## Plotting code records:
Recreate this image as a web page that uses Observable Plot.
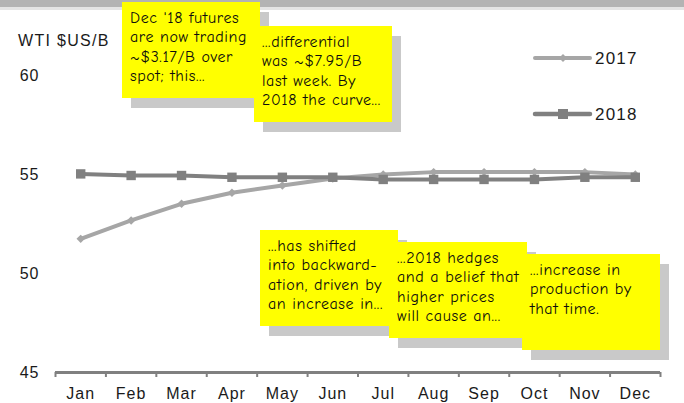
<!DOCTYPE html>
<html><head><meta charset="utf-8">
<script src="https://cdn.jsdelivr.net/npm/d3@7"></script>
<script src="https://cdn.jsdelivr.net/npm/@observablehq/plot@0.6"></script>
<style>
html,body{margin:0;padding:0;background:#fff;}
#wrap{position:relative;width:684px;height:403px;overflow:hidden;font-family:"Liberation Sans",Arial,sans-serif;color:#1a1a1a;}
#wrap svg.plot{position:absolute;left:0;top:0;}
.band{position:absolute;left:0;top:0;width:684px;height:7px;background:#b3b3b3;}
.band2{position:absolute;left:0;top:7px;width:684px;height:3px;background:#e4e4e4;}
.title{position:absolute;left:18px;top:33px;font-size:16px;line-height:16px;letter-spacing:1.3px;white-space:nowrap;}
.note{position:absolute;width:138px;height:96px;}
.note .sh{position:absolute;left:9px;top:10px;width:138px;height:96px;background:#c9c9c9;}
.note .bx{position:absolute;left:0;top:0;width:138px;height:96px;background:#ffff00;box-sizing:border-box;padding:7px 0 0 8px;
  font-family:"Comic Sans MS","Comic Neue","DejaVu Sans",sans-serif;font-size:16px;letter-spacing:0.6px;line-height:19.3px;color:#0d0d0d;white-space:nowrap;}
#legend{position:absolute;left:0;top:0;}
</style></head>
<body>
<div id="wrap"></div>
<script>
const months = ["Jan","Feb","Mar","Apr","May","Jun","Jul","Aug","Sep","Oct","Nov","Dec"];
const wti2017 = [51.75, 52.68, 53.52, 54.08, 54.44, 54.8, 55.0, 55.12, 55.12, 55.12, 55.12, 55.0];
const wti2018 = [55.03, 54.95, 54.95, 54.86, 54.86, 54.86, 54.75, 54.75, 54.75, 54.75, 54.86, 54.86];
const seriesNames = ["2017", "2018"];
const seriesColors = ["#a6a6a6", "#808080"];
const yTicks = [45, 50, 55, 60];
const titleText = "WTI $US/B";
const notes = [
  ["Dec '18 futures", "are now trading", "~$3.17/B over", "spot; this..."],
  ["...differential", "was ~$7.95/B", "last week. By", "2018 the curve..."],
  ["...has shifted", "into backward-", "ation, driven by", "an increase in..."],
  ["...2018 hedges", "and a belief that", "higher prices", "will cause an..."],
  ["...increase in", "production by", "that time."]
];
const notePos = [[122, 2], [254, 26], [260, 230], [389, 242], [522, 254]];

const rows = (vals, name) => vals.map((v, i) => ({month: months[i], pos: i + 0.5, value: v, series: name}));
const d2017 = rows(wti2017, seriesNames[0]);
const d2018 = rows(wti2018, seriesNames[1]);

const chart = Plot.plot({
  width: 684, height: 403,
  marginLeft: 55, marginRight: 24, marginTop: 75, marginBottom: 31,
  x: {domain: [0, 12], axis: null, label: null},
  y: {domain: [45, 60], axis: null, label: null},
  style: {fontFamily: '"Liberation Sans", Arial, sans-serif', fontSize: "16px", letterSpacing: "1px", color: "#1a1a1a", background: "transparent"},
  marks: [
    Plot.axisY({ticks: yTicks, tickSize: 0, tickPadding: 16, fill: "#1a1a1a", label: null}),
    Plot.ruleY([45], {stroke: "#808080", strokeWidth: 3}),
    Plot.axisX({ticks: d3.range(months.length + 1), tickFormat: () => "", tickSize: 5, stroke: "#808080", strokeWidth: 2, label: null}),
    Plot.axisX({ticks: months.map((m, i) => i + 0.5), tickFormat: d => months[Math.floor(d)], tickSize: 0, tickPadding: 15, fill: "#1a1a1a", label: null}),
    Plot.line(d2017, {x: "pos", y: "value", stroke: seriesColors[0], strokeWidth: 4}),
    Plot.dot(d2017, {x: "pos", y: "value", symbol: "diamond2", r: 3.8, fill: seriesColors[0]}),
    Plot.line(d2018, {x: "pos", y: "value", stroke: seriesColors[1], strokeWidth: 4}),
    Plot.dot(d2018, {x: "pos", y: "value", symbol: "square", r: 5.3, fill: seriesColors[1]})
  ]
});
chart.classList.add("plot");

const wrap = document.getElementById("wrap");
wrap.innerHTML = '<div class="band"></div><div class="band2"></div>';
wrap.appendChild(chart);
const t = document.createElement("div"); t.className = "title"; t.textContent = titleText; wrap.appendChild(t);

// legend
const ns = "http://www.w3.org/2000/svg";
const lg = document.createElementNS(ns, "svg");
lg.setAttribute("id", "legend"); lg.setAttribute("width", 684); lg.setAttribute("height", 403);
const legY = [58, 114];
seriesNames.forEach((name, k) => {
  const y = legY[k];
  const ln = document.createElementNS(ns, "line");
  ln.setAttribute("x1", 535); ln.setAttribute("x2", 590); ln.setAttribute("y1", y); ln.setAttribute("y2", y);
  ln.setAttribute("stroke", seriesColors[k]); ln.setAttribute("stroke-width", k ? 4.5 : 4); ln.setAttribute("stroke-linecap", "round");
  lg.appendChild(ln);
  const sym = document.createElementNS(ns, "path");
  sym.setAttribute("d", d3.symbol(k ? d3.symbolSquare : d3.symbolDiamond2, k ? 100 : 40)());
  sym.setAttribute("transform", `translate(563,${y})`);
  sym.setAttribute("fill", seriesColors[k]);
  lg.appendChild(sym);
  const tx = document.createElementNS(ns, "text");
  tx.setAttribute("x", 595); tx.setAttribute("y", y); tx.setAttribute("dy", "0.36em");
  tx.setAttribute("font-size", 17); tx.setAttribute("letter-spacing", "1.2px");
  tx.setAttribute("font-family", '"Liberation Sans", Arial, sans-serif'); tx.setAttribute("fill", "#1a1a1a");
  tx.textContent = name;
  lg.appendChild(tx);
});
wrap.appendChild(lg);

// notes
notes.forEach((lines, k) => {
  const n = document.createElement("div"); n.className = "note";
  n.style.left = notePos[k][0] + "px"; n.style.top = notePos[k][1] + "px";
  const sh = document.createElement("div"); sh.className = "sh";
  const bx = document.createElement("div"); bx.className = "bx";
  lines.forEach((l, j) => { if (j) bx.appendChild(document.createElement("br")); bx.appendChild(document.createTextNode(l)); });
  n.appendChild(sh); n.appendChild(bx);
  wrap.appendChild(n);
});
</script>
</body></html>
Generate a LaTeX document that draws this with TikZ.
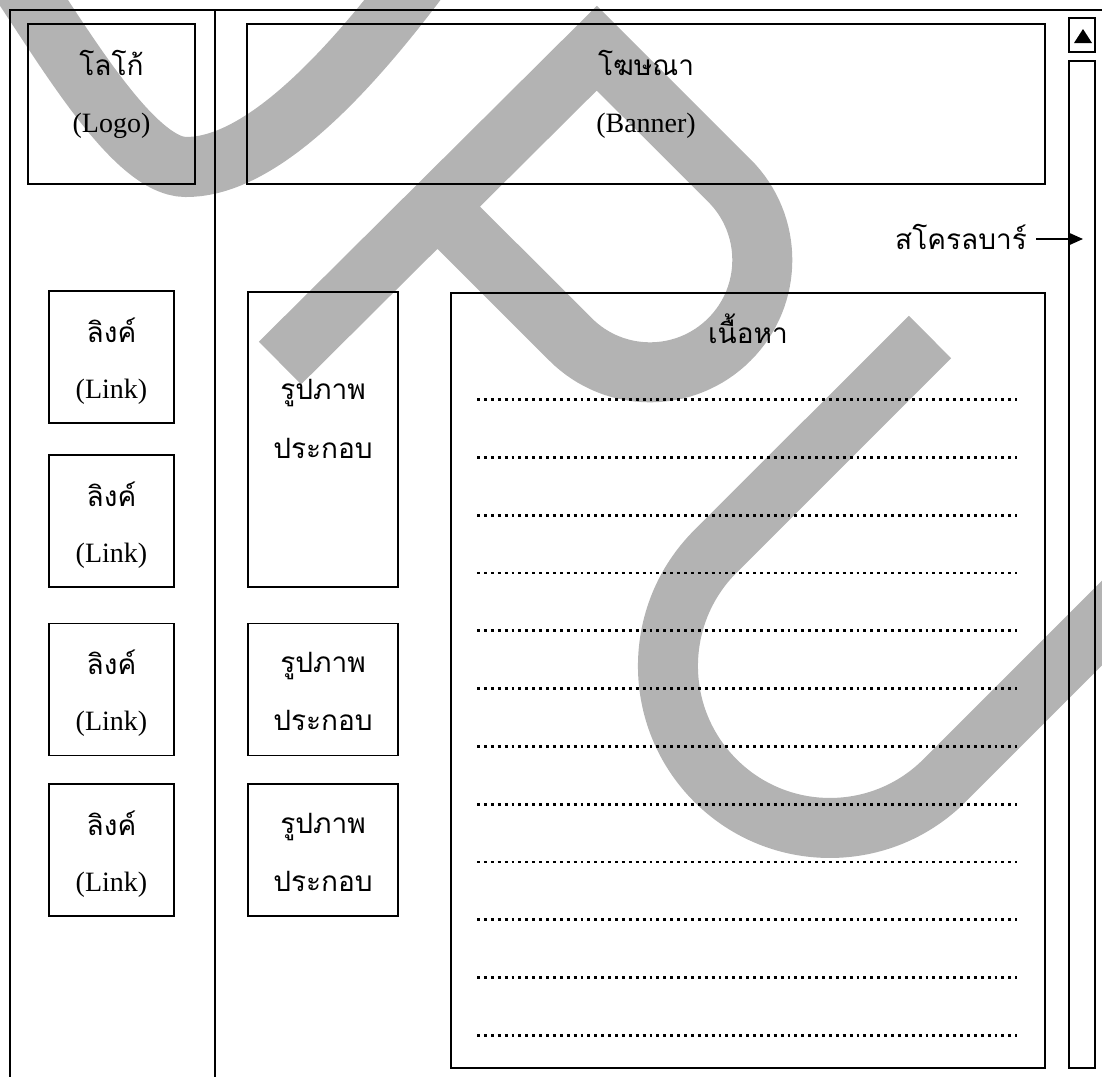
\documentclass[tikz,border=0pt]{standalone}
\usepackage{fontspec}
\setmainfont{Liberation Serif}
\newfontfamily\thaifont[Script=Thai]{Loma}
\usetikzlibrary{arrows.meta}
\definecolor{wm}{RGB}{179,179,179}
\tikzset{
  box/.style={draw, line width=1.7pt, inner sep=0pt},
  frameline/.style={line width=1.7pt},
  thtext/.style={anchor=base, inner sep=0pt, font=\thaifont\fontsize{28}{34}\selectfont},
  entext/.style={anchor=base, inner sep=0pt, font=\fontsize{28}{34}\selectfont},
  dotline/.style={line width=2.9pt, line cap=butt, dash pattern=on 2.9pt off 4pt},
  wmstroke/.style={draw=wm, line width=60pt, line cap=butt, line join=miter}
}
\begin{document}
\begin{tikzpicture}[x=1pt,y=-1pt]
\useasboundingbox (0,0) rectangle (1102,1077);
% watermark (SPU)
\draw[wmstroke] (5,-40) .. controls (55,30) and (130,167) .. (186,167) .. controls (245,167) and (325,110) .. (440,-50);
\draw[wmstroke] (280,363) -- (596.8,48.2) -- (729.4,180.6) arc[start angle=-45,end angle=135,radius=112.3] -- (438,207);
\draw[wmstroke] (930,337) -- (715.4,551.4) arc[start angle=225,end angle=45,radius=162] -- (1180,545);
% page frame
\coordinate (ftl) at (10,10);
\coordinate (ftr) at (1102,10);
\coordinate (fbl) at (10,1077);
\coordinate (dtop) at (215,10);
\coordinate (dbot) at (215,1077);
\draw[frameline] (ftr) -- (ftl) -- (fbl);
\draw[frameline] (dtop) -- (dbot);
% boxes
\node[box, minimum width=167pt, minimum height=160pt] (logo) at (111.5,104) {};
\node[box, minimum width=798pt, minimum height=160pt] (banner) at (646,104) {};
\node[box, minimum width=125pt, minimum height=132pt] (link1) at (111.5,357) {};
\node[box, minimum width=125pt, minimum height=132pt] (link2) at (111.5,521) {};
\node[box, minimum width=125pt, minimum height=132pt] (link3) at (111.5,689.5) {};
\node[box, minimum width=125pt, minimum height=132pt] (link4) at (111.5,850) {};
\node[box, minimum width=150pt, minimum height=295pt] (img1) at (323,439.5) {};
\node[box, minimum width=150pt, minimum height=132pt] (img2) at (323,689.5) {};
\node[box, minimum width=150pt, minimum height=132pt] (img3) at (323,850) {};
\node[box, minimum width=594pt, minimum height=775pt] (content) at (748,680.5) {};
\node[box, minimum width=26pt, minimum height=34pt] (scrollup) at (1082,35) {};
\node[box, minimum width=26pt, minimum height=1007pt] (track) at (1082,564.5) {};
\fill (1074,43) -- (1092,43) -- (1083,29) -- cycle;
% texts
\node[thtext] (logoT) at (111.5,75) {โลโก้};
\node[entext] (logoE) at (111.5,132) {(Logo)};
\node[thtext] (banT) at (646,75) {โฆษณา};
\node[entext] (banE) at (646,132) {(Banner)};
\foreach \n/\t in {1/291,2/455,3/623.5,4/784}{
  \node[thtext] (link\n T) at (111.5,\t+51) {ลิงค์};
  \node[entext] (link\n E) at (111.5,\t+107) {(Link)};
}
\node[thtext] (img1a) at (323,399) {รูปภาพ};
\node[thtext] (img1b) at (323,458) {ประกอบ};
\node[thtext] (img2a) at (323,672.5) {รูปภาพ};
\node[thtext] (img2b) at (323,730.5) {ประกอบ};
\node[thtext] (img3a) at (323,833) {รูปภาพ};
\node[thtext] (img3b) at (323,891) {ประกอบ};
\node[thtext] (contT) at (748,343) {เนื้อหา};
% dotted content lines
\foreach \k in {0,...,11}{
  \draw[dotline] (477,399.6+57.8*\k) -- (1017,399.6+57.8*\k);
}
% scrollbar label and arrow
\node[thtext, anchor=base east] (scrlbl) at (1027,249) {สโครลบาร์};
\coordinate (arrS) at (1036,239);
\coordinate (arrE) at (1083,239);
\draw[line width=1.7pt, -{Triangle[length=15pt,width=13pt]}] (arrS) -- (arrE);
\end{tikzpicture}
\end{document}
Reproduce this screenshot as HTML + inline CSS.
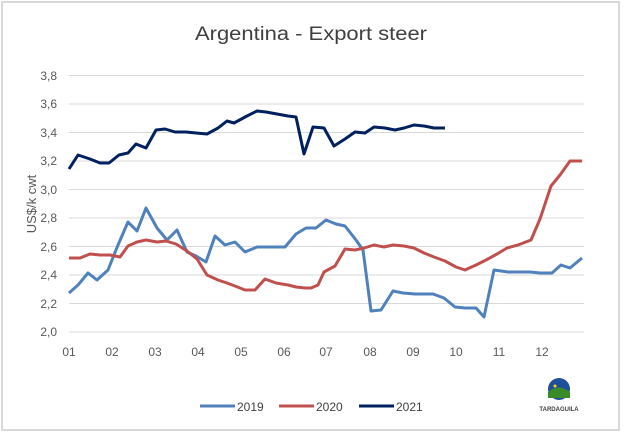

## Stated exercise:
Out of the preceding entries, pull every line containing the string "this".

## Response to the task:
Recreate this image as a web page that uses Observable Plot.
  ["Dec '18 futures", "are now trading", "~$3.17/B over", "spot; this..."],
Generate a LaTeX document that draws this with TikZ.
Reproduce this screenshot as HTML + inline CSS.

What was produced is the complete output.